Environmentalists Trash TNRCC Policies on Landfills
Texas Agency Criticized for Promoting "Trash Mountains"
(Austin)The Lone Star Chapter of the Sierra Club released a report today sharply critical of the Texas environmental regulatory agency for promoting new "mountain ranges of trash" around the state. The Sierra Club contends that the Texas Natural Resource Conservation Commission (TNRCC) is protecting the interests of large landfill operators rather than the interests of landowners and the public by continuing to authorize dramatic "vertical expansions" of existing landfills around the state.
The Sierra Club report was prepared in conjunction with a San Antonio area citizens group, the Martinez Environmental Group, which is fighting a major expansion of an existing Browning Ferris Industries (BFI) landfill in their neighborhood.
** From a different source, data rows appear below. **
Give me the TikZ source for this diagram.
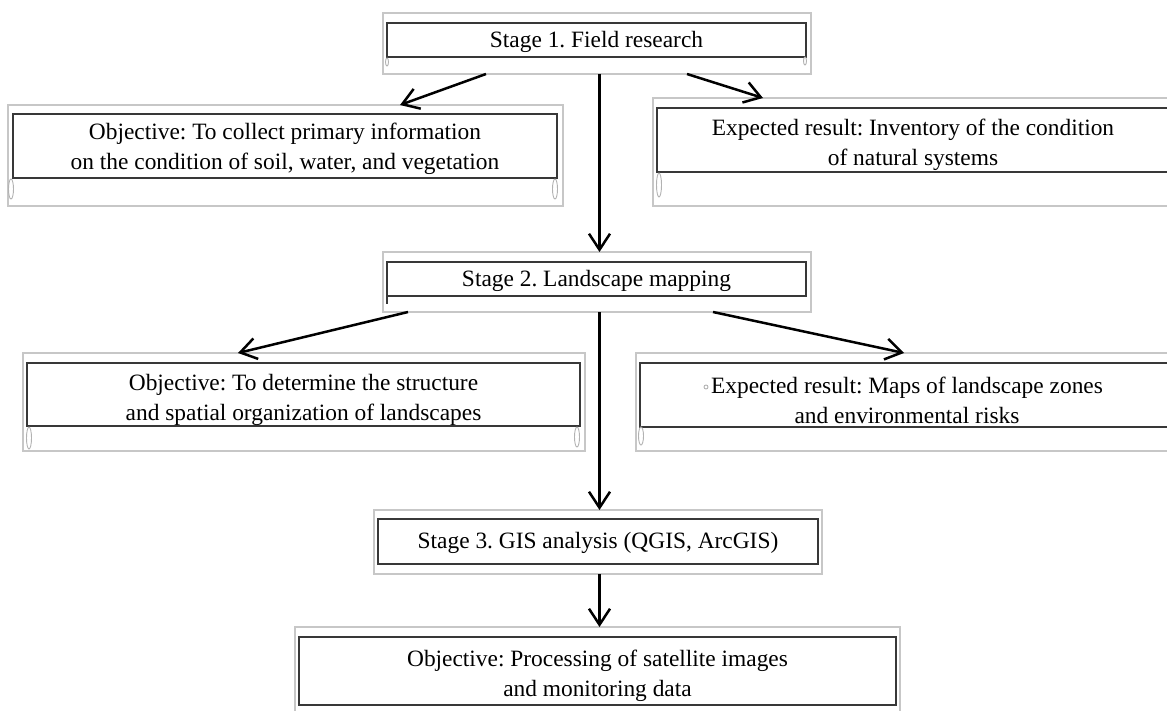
\documentclass[tikz,border=0pt]{standalone}
\usepackage{fontspec}
\setmainfont{Liberation Serif}
\usetikzlibrary{arrows.meta,calc}
\newcommand{\topstrut}[1]{\rule{0pt}{#1}}
\begin{document}
\frenchspacing
\begin{tikzpicture}[x=1pt,y=-1pt,
  outerbox/.style={draw=black!22, line width=1.3pt, rectangle, inner sep=0pt, outer sep=0pt, anchor=north west},
  innerbox/.style={draw=black!78, line width=2.3pt, rectangle, inner sep=0pt, outer sep=0pt, anchor=north west,
    align=center, font=\fontsize{23.4}{29.5}\selectfont},
  arr/.style={-{Straight Barb[length=16pt,width=21pt]}, line width=2.5pt, black},
  curlmark/.style={draw=black!30, line width=0.9pt}
]
\useasboundingbox (0,0) rectangle (1167,711);
% Stage 1
\node[outerbox, minimum width=428pt, minimum height=61pt] (s1o) at (383,13) {};
\node[innerbox, minimum width=419pt, minimum height=34pt] (s1i) at (387,23) {\topstrut{21pt}Stage 1. Field research};
% Objective 1
\node[outerbox, minimum width=555pt, minimum height=101pt] (l1o) at (8,105) {};
\node[innerbox, minimum width=544pt, minimum height=64pt] (l1i) at (13,114) {\topstrut{22pt}Objective: To collect primary information\\on the condition of soil, water, and vegetation};
% Result 1
\node[outerbox, minimum width=530pt, minimum height=108pt] (r1o) at (653,98) {};
\node[innerbox, minimum width=512pt, minimum height=64pt] (r1i) at (657,108) {\topstrut{26pt}Expected result: Inventory of the condition\\of natural systems};
% Stage 2
\node[outerbox, minimum width=428pt, minimum height=60pt] (s2o) at (383,252) {};
\node[innerbox, minimum width=419pt, minimum height=34pt] (s2i) at (387,262) {\topstrut{21pt}Stage 2. Landscape mapping};
% Objective 2
\node[outerbox, minimum width=562pt, minimum height=98pt] (l2o) at (23,353) {};
\node[innerbox, minimum width=553pt, minimum height=63pt] (l2i) at (27,363) {\topstrut{27pt}Objective: To determine the structure\\and spatial organization of landscapes};
% Result 2
\node[outerbox, minimum width=545pt, minimum height=98pt] (r2o) at (636,353) {};
\node[innerbox, minimum width=534pt, minimum height=64pt] (r2i) at (640,363) {\topstrut{27pt}Expected result: Maps of landscape zones\\and environmental risks};
% Stage 3
\node[outerbox, minimum width=448pt, minimum height=64pt] (s3o) at (374,510) {};
\node[innerbox, minimum width=440pt, minimum height=45pt] (s3i) at (378,519) {\topstrut{19pt}Stage 3. GIS analysis (QGIS, ArcGIS)};
% Objective 3
\node[outerbox, minimum width=605pt, minimum height=100pt] (bo) at (295,627) {};
\node[innerbox, minimum width=597pt, minimum height=68pt] (bi) at (299,637) {\topstrut{26pt}Objective: Processing of satellite images\\and monitoring data};
% small marks
\draw[curlmark] (387,62) ellipse (1.5 and 4);
\draw[curlmark] (805,61) ellipse (1.5 and 4);
\draw[curlmark] (11,189) ellipse (2.5 and 10);
\draw[curlmark] (555,189) ellipse (2.5 and 10);
\draw[curlmark] (659,185) ellipse (2.5 and 12);
\draw[curlmark] (29,438) ellipse (2.5 and 11);
\draw[curlmark] (577,437) ellipse (2.5 and 10);
\draw[curlmark] (641,436) ellipse (2.5 and 9);
\draw[curlmark] (706,387) circle (2);
\draw[black!78, line width=2pt] (s2i.south west) -- ++(0,8);
% connectors
\coordinate (v) at (599.5,0);
\draw[arr] ($(s1o.south west)+(103,0)$) -- ($(l1o.north west)+(392,0)$);
\draw[arr] ($(s1o.south west)+(304,0)$) -- ($(r1o.north west)+(110,0)$);
\draw[arr] (s1o.south -| v) -- (s2o.north -| v);
\draw[arr] ($(s2o.south west)+(25,0)$) -- ($(l2o.north west)+(215,0)$);
\draw[arr] ($(s2o.south west)+(330,0)$) -- ($(r2o.north west)+(268,0)$);
\draw[arr] (s2o.south -| v) -- (s3o.north -| v);
\draw[arr] (s3o.south -| v) -- (bo.north -| v);
\end{tikzpicture}
\end{document}
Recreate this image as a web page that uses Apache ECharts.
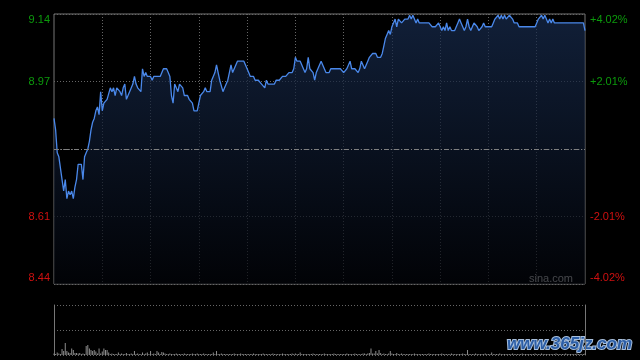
<!DOCTYPE html>
<html><head><meta charset="utf-8">
<script src="https://cdn.jsdelivr.net/npm/echarts@6/dist/echarts.min.js"></script>
<style>html,body{margin:0;padding:0;background:#000}#c{width:640px;height:360px}</style>
</head><body><div id="c"></div>
<script>
const prevClose = 8.79;
const pctLimit = 4.02;
const pctTicks = 2.01;

// 1-minute prices, 09:30-12:00 then 13:01-16:00
const prices = [
8.87,8.84,8.78,8.77,8.77,8.71,8.68,8.71,8.66,8.68,8.67,8.68,8.66,
8.69,8.71,8.75,8.75,8.75,8.71,8.77,8.78,8.79,8.81,8.84,8.86,
8.87,8.89,8.90,8.88,8.94,8.89,8.91,8.91,8.92,8.92,8.95,8.94,
8.95,8.93,8.95,8.95,8.94,8.93,8.95,8.96,8.92,8.93,8.94,8.94,
8.96,8.98,8.96,8.95,8.95,8.94,9.00,8.98,8.99,8.98,8.98,8.98,
8.97,8.98,8.98,8.98,8.98,8.98,8.98,9.00,9.00,9.00,8.99,8.98,
8.93,8.91,8.96,8.95,8.94,8.96,8.96,8.95,8.93,8.93,8.93,8.92,
8.92,8.91,8.89,8.89,8.89,8.91,8.93,8.93,8.94,8.95,8.94,8.94,
8.94,8.97,8.97,8.99,9.01,8.99,8.97,8.97,8.94,8.95,8.95,8.97,
8.99,9.01,8.99,9.00,9.01,9.02,9.02,9.02,9.02,9.02,9.01,9.00,
8.99,8.98,8.98,8.98,8.97,8.97,8.97,8.97,8.96,8.96,8.95,8.97,
8.96,8.96,8.96,8.96,8.96,8.97,8.97,8.97,8.97,8.98,8.98,8.98,
8.98,8.99,8.99,8.99,9.00,9.03,
9.02,9.02,9.02,9.01,9.00,8.99,9.00,9.03,9.00,9.00,8.99,8.97,
8.99,8.99,9.01,9.02,9.02,9.00,8.99,8.99,8.99,9.00,9.00,9.00,
9.00,9.00,9.00,9.00,9.00,8.99,8.99,9.00,9.00,9.02,9.00,9.00,
9.00,9.00,8.99,9.00,9.02,9.01,9.00,9.00,9.02,9.03,9.03,9.04,
9.04,9.04,9.03,9.03,9.03,9.04,9.06,9.08,9.09,9.10,9.09,9.11,
9.12,9.13,9.11,9.13,9.13,9.12,9.12,9.13,9.13,9.13,9.14,9.13,
9.14,9.13,9.12,9.13,9.12,9.12,9.12,9.12,9.12,9.12,9.12,9.12,
9.11,9.11,9.11,9.11,9.12,9.11,9.10,9.11,9.10,9.12,9.10,9.11,
9.10,9.10,9.10,9.11,9.12,9.13,9.12,9.11,9.10,9.11,9.13,9.11,
9.10,9.11,9.12,9.12,9.11,9.10,9.10,9.11,9.12,9.11,9.11,9.11,
9.11,9.11,9.12,9.13,9.13,9.14,9.13,9.14,9.13,9.14,9.13,9.13,
9.14,9.14,9.13,9.12,9.12,9.12,9.11,9.11,9.11,9.11,9.11,9.11,
9.11,9.11,9.11,9.11,9.11,9.12,9.13,9.13,9.14,9.13,9.14,9.13,
9.12,9.13,9.12,9.13,9.12,9.12,9.12,9.12,9.12,9.12,9.12,9.12,
9.12,9.12,9.12,9.12,9.12,9.12,9.12,9.12,9.12,9.12,9.12,9.10
];

const volumes = [
3,2,5,3,2,12,8,24,8,5,
4,13,10,4,4,3,4,2,3,2,
18,20,13,10,8,10,7,3,13,3,
7,13,10,10,5,2,3,2,2,2,
5,2,3,2,2,4,2,2,3,2,
8,2,3,2,2,5,2,3,5,2,
8,2,3,2,8,5,2,6,5,3,
2,2,3,2,2,2,3,2,2,2,
2,3,2,2,2,2,3,2,2,3,
2,2,2,3,2,2,2,2,2,5,
2,8,2,2,3,2,2,2,2,2,
2,2,3,2,2,2,3,2,2,2,
2,2,2,2,3,2,2,2,2,2,
3,2,2,2,2,2,3,2,2,2,
2,2,3,2,2,2,2,2,3,2,
3,2,2,5,2,2,2,2,2,2,
2,3,2,2,2,2,2,2,3,2,
2,2,2,2,3,2,2,2,2,2,
2,2,3,2,2,2,2,3,2,2,
2,2,3,3,2,3,4,13,3,3,
8,3,10,4,2,3,2,2,3,8,
3,2,2,4,2,2,3,2,2,2,
2,2,2,2,3,2,2,2,2,2,
2,2,2,3,2,2,2,2,2,2,
2,3,2,2,2,2,2,3,2,2,
2,2,2,2,3,2,2,10,2,2,
2,2,3,2,2,2,2,2,3,2,
2,2,5,2,2,2,2,3,2,2,
2,2,2,2,2,3,2,2,2,2,
2,3,2,2,2,2,2,2,2,3,
2,2,2,3,2,2,2,2,2,2,
2,2,3,2,2,2,2,2,3,2,
2,2,2,2,2,3,2,2,2,2,
3
];

const sessions = [["09:30","12:00",true],["13:00","16:00",false]];
function buildTimes(){
  const out=[];
  for(const [a,b,incl] of sessions){
    const [ah,am]=a.split(":").map(Number),[bh,bm]=b.split(":").map(Number);
    let t=ah*60+am+(incl?0:1); const end=bh*60+bm;
    for(;t<=end;t++){out.push(String(Math.floor(t/60)).padStart(2,"0")+":"+String(t%60).padStart(2,"0"));}
  }
  return out;
}
const times = buildTimes();

const GREEN = "#0c9a0c", RED = "#d01010";
const FONT = 'Arial, "Liberation Sans", sans-serif';
const near = (a,b)=>Math.abs(a-b)<1e-6;

function leftFmt(v){
  if(near(v,0)) return "";
  const p=(prevClose*(1+v/100)).toFixed(2);
  const pos=v>0, edge=near(Math.abs(v),pctLimit);
  return "{"+(pos?"g":"r")+(edge?(pos?"t":"b"):"")+"|"+p+"}";
}
function rightFmt(v){
  if(near(v,0)) return "";
  const s=(v>0?"+":"")+v.toFixed(2)+"%";
  const pos=v>0, edge=near(Math.abs(v),pctLimit);
  return "{"+(pos?"g":"r")+(edge?(pos?"t":"b"):"")+"|"+s+"}";
}
const rich = {
  g:{color:GREEN,fontSize:11,fontFamily:FONT},
  r:{color:RED,fontSize:11,fontFamily:FONT},
  gt:{color:GREEN,fontSize:11,fontFamily:FONT,padding:[12,0,0,0]},
  rb:{color:RED,fontSize:11,fontFamily:FONT,padding:[0,0,12,0]}
};

const chart = echarts.init(document.getElementById("c"));
chart.setOption({
  backgroundColor:"#000",
  animation:false,
  grid:[
    {left:54,right:55,top:14,height:270,show:true,borderColor:"#777",borderWidth:1,backgroundColor:"transparent"},
    {left:54,right:55,top:305,height:50,show:false}
  ],
  xAxis:[
    {type:"category",gridIndex:0,data:times,boundaryGap:false,
     axisLine:{show:false},axisTick:{show:false},axisLabel:{show:false},
     splitLine:{show:true,interval:(i)=>i>0&&i<times.length-1&&i%30===0,lineStyle:{color:"#666",type:[1,2],width:1}}},
    {type:"category",gridIndex:1,data:times,boundaryGap:false,
     axisLine:{show:false},axisTick:{show:false},axisLabel:{show:false},splitLine:{show:false}}
  ],
  yAxis:[
    {type:"value",gridIndex:0,min:prevClose*(1-pctLimit/100),max:prevClose*(1+pctLimit/100),show:false,scale:true},
    {type:"value",gridIndex:0,position:"left",min:-pctLimit,max:pctLimit,interval:pctTicks,
     axisLine:{show:false},axisTick:{show:false},
     axisLabel:{margin:4,formatter:leftFmt,rich:rich},
     splitLine:{show:true,lineStyle:{color:"#666",type:[1,2],width:1}}},
    {type:"value",gridIndex:0,position:"right",min:-pctLimit,max:pctLimit,interval:pctTicks,
     axisLine:{show:false},axisTick:{show:false},
     axisLabel:{margin:5,formatter:rightFmt,rich:rich},splitLine:{show:false}},
    {type:"value",gridIndex:1,position:"left",min:0,max:100,interval:50,
     axisLine:{show:true,lineStyle:{color:"#777"}},axisTick:{show:false},axisLabel:{show:false},
     splitLine:{show:true,lineStyle:{color:"#666",type:[1,2],width:1}}},
    {type:"value",gridIndex:1,position:"right",min:0,max:100,interval:50,
     axisLine:{show:true,lineStyle:{color:"#777"}},axisTick:{show:false},axisLabel:{show:false},splitLine:{show:false}}
  ],
  series:[
    {type:"line",xAxisIndex:0,yAxisIndex:0,data:prices,showSymbol:false,symbol:"none",
     lineStyle:{color:"#4a88ea",width:1.3},
     areaStyle:{color:new echarts.graphic.LinearGradient(0,0,0,1,[{offset:0,color:"#182c4f"},{offset:1,color:"#020409"}])},
     markLine:{silent:true,symbol:"none",label:{show:false},
       lineStyle:{color:"#808080",type:[5,2,1,2],width:1},data:[{yAxis:prevClose}]}},
    {type:"bar",xAxisIndex:1,yAxisIndex:3,data:volumes,barWidth:1,itemStyle:{color:"#8c8c8c"}}
  ],
  graphic:[
    {type:"text",right:67,top:273,style:{text:"sina.com",fill:"#dcdcdc",font:"11px "+FONT}},
    {type:"text",right:7,top:335,style:{text:"www.365jz.com",fill:"#2c5ea6",stroke:"#a8bfdc",lineWidth:2,font:"bold italic 17px "+FONT}}
  ]
});
</script></body></html>
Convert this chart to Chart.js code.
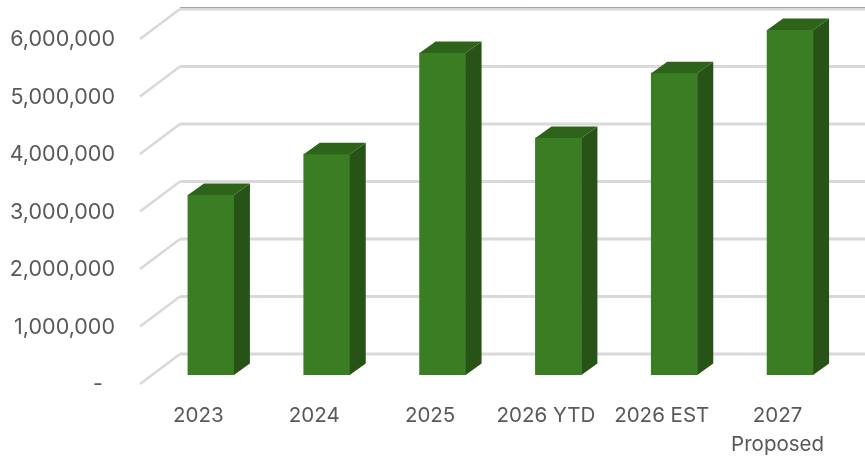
<!DOCTYPE html>
<html>
<head>
<meta charset="utf-8">
<style>
  html, body { margin: 0; padding: 0; background: #ffffff; }
  canvas { display: block; }
</style>
<script src="https://cdn.jsdelivr.net/npm/chart.js@4"></script>
</head>
<body>
<canvas id="chart" width="865" height="458"></canvas>
<script>
const categories = ['2023', '2024', '2025', '2026 YTD', '2026 EST', ['2027', 'Proposed']];
const amounts = [3130000, 3840000, 5600000, 4120000, 5250000, 6000000];
const tickStep = 1000000;
const axisMax = 6000000;

const FRONT = '#3a7d22', SIDE = '#275317', TOP = '#2e631a';
const GRID = '#d9d9d9', TEXT = '#595959';
const FONT = 'Inter, "Liberation Sans", Arial, sans-serif';

// Extruded box faces and the receding wall grid of the pseudo-3D column style.
const depth = {
  id: 'depth',
  beforeDatasetsDraw(chart) {
    const { ctx, scales: { y } } = chart;
    ctx.save();
    ctx.strokeStyle = GRID;
    y.ticks.forEach(t => {
      const py = y.getPixelForValue(t.value);
      ctx.lineWidth = 2.5;
      ctx.beginPath();
      ctx.moveTo(140, py + 9);
      ctx.lineTo(180, py - 21);
      ctx.stroke();
      ctx.lineWidth = 3;
      ctx.beginPath();
      ctx.moveTo(180, py - 21);
      ctx.lineTo(865, py - 21);
      ctx.stroke();
    });
    // Darker hairline along the upper edge of the wall
    const topY = y.getPixelForValue(axisMax) - 21;
    ctx.lineWidth = 1;
    ctx.strokeStyle = '#a6a6a6';
    ctx.beginPath();
    ctx.moveTo(180, topY - 1.5);
    ctx.lineTo(865, topY - 1.5);
    ctx.stroke();
    ctx.restore();
  },
  afterDatasetsDraw(chart) {
    const { ctx } = chart;
    const dx = 16, dy = -11.5;
    ctx.save();
    chart.getDatasetMeta(0).data.forEach(bar => {
      const l = bar.x - bar.width / 2, r = bar.x + bar.width / 2;
      const t = bar.y, b = bar.base;
      ctx.fillStyle = SIDE;
      ctx.beginPath();
      ctx.moveTo(r, t); ctx.lineTo(r + dx, t + dy);
      ctx.lineTo(r + dx, b + dy); ctx.lineTo(r, b);
      ctx.closePath(); ctx.fill();
      ctx.fillStyle = TOP;
      ctx.beginPath();
      ctx.moveTo(l, t); ctx.lineTo(l + dx, t + dy);
      ctx.lineTo(r + dx, t + dy); ctx.lineTo(r, t);
      ctx.closePath(); ctx.fill();
    });
    ctx.restore();
  }
};

new Chart(document.getElementById('chart'), {
  type: 'bar',
  data: {
    labels: categories,
    datasets: [{ data: amounts, backgroundColor: FRONT, borderWidth: 0, barThickness: 46 }]
  },
  options: {
    responsive: false,
    animation: false,
    events: [],
    layout: { autoPadding: false, padding: { top: 30, right: 17, left: 0, bottom: 0 } },
    plugins: { legend: { display: false }, tooltip: { enabled: false } },
    scales: {
      x: {
        grid: { display: false, drawTicks: false },
        border: { display: false },
        afterFit(s) { s.height = 83; s.paddingLeft = 0; s.paddingRight = 0; },
        ticks: {
          color: TEXT, font: { family: FONT, size: 20.5, lineHeight: 1.41 },
          labelOffset: -12.5, padding: 26, maxRotation: 0, autoSkip: false
        }
      },
      y: {
        min: 0, max: axisMax,
        grid: { display: false, drawTicks: false },
        border: { display: false },
        afterFit(s) { s.width = 153; s.paddingTop = 0; s.paddingBottom = 0; },
        ticks: {
          stepSize: tickStep, color: TEXT, font: { family: FONT, size: 21.5 },
          labelOffset: 10, padding: 38,
          callback: v => v === 0 ? '-  ' : v.toLocaleString('en-US')
        }
      }
    }
  },
  plugins: [depth]
});
</script>
</body>
</html>
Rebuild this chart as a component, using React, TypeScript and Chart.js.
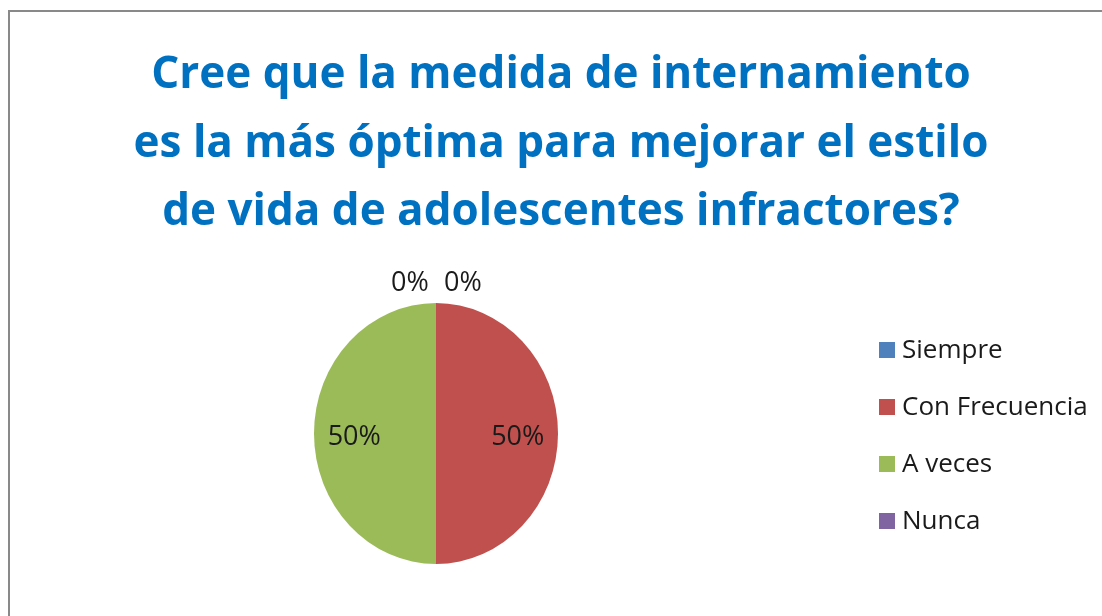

The report was released at a rally today on the steps of the State Capitol at which schoolchildren, parents, teachers, public officials, and other citizens from San Antonio spoke in opposition to the BFI landfill expansion.
"Our report documents the recent practices of TNRCC that allow landfill operators across the state to get around environmental and public health standards by building upwards over old landfills that dont meet modern health and safety requirements," said Ken Kramer, director of the Lone Star (Texas) Chapter of the Sierra Club. "Through their actions TNRCC is promoting the building of mountain ranges of trash throughout Texas, with trash peaks ranging from 65 feet high to 240 feet high! I suppose our states envy of other states with more mountains is causing us to go on a mountain-building spree unfortunately mountains of trash posing public health and environmental problems will not have the same appeal as the Rockies. The only thing that this effort will enhance is our reputation as the most polluted state in the country."
"We have had ongoing air pollution problems in Texas as a result of the grandfathering of dirty old industrial plants under outmoded air pollution control requirements," continued Kramer. "Now TNRCC is allowing the grandfathering of old landfills by authorizing the heaping of new garbage on top of those landfills rather than requiring the waste to be disposed of in landfills with the most advanced pollution controls or aggressively promoting recycling and source reduction to reduce waste generation. Once again we are letting our states pollution control policy be dictated by the profits of the polluters rather than the protection of the public."
The proposed expansion of the BFI landfill in the San Antonio area is an example of the type of trash mountain being authorized by TNRCC in many parts of the state. The permit being sought by BFI would result in a towering 100-foot plus trash mountain next to Martinez and China Grove neighborhoods in the San Antonio metropolitan area. This expansion poses threats to the property values of neighbors and increases the probability of runoff from the landfill site, blowing wastes, odors, rats, flies, and other nuisance conditions. TNRCC is beginning the public hearing process today in Austin on the permit application for the proposed BFI landfill expansion.
"Unfortunately," said Kramer, "the threat posed in the San Antonio area by the proposed BFI landfill expansion is not an isolated situation. Based on data from TNRCC files there are 38 trash mountains in Texas that are over 60 feet high. These trash mountains include five in the West Texas mountain range, 13 in the Dallas-Fort Worth range, five in the Northeast Texas range, eight in the Houston-Beaumont range, and seven in the San Antonio-Austin range. At the rate things are going all of us may have a trash mountain headed to our neighborhood soon."
"Its time for TNRCC to put a halt to the elevated status the agency has given to old landfills without the latest technology," concluded Kramer. "We call upon our state officials today to set aside the outmoded policies that fail to protect the public from the impacts of mountains of trash, which may include not only municipal garbage but even more dangerous industrial wastes as well. Its time to flatten the policies that have led to growing risks from the wastes being disposed of throughout Texas."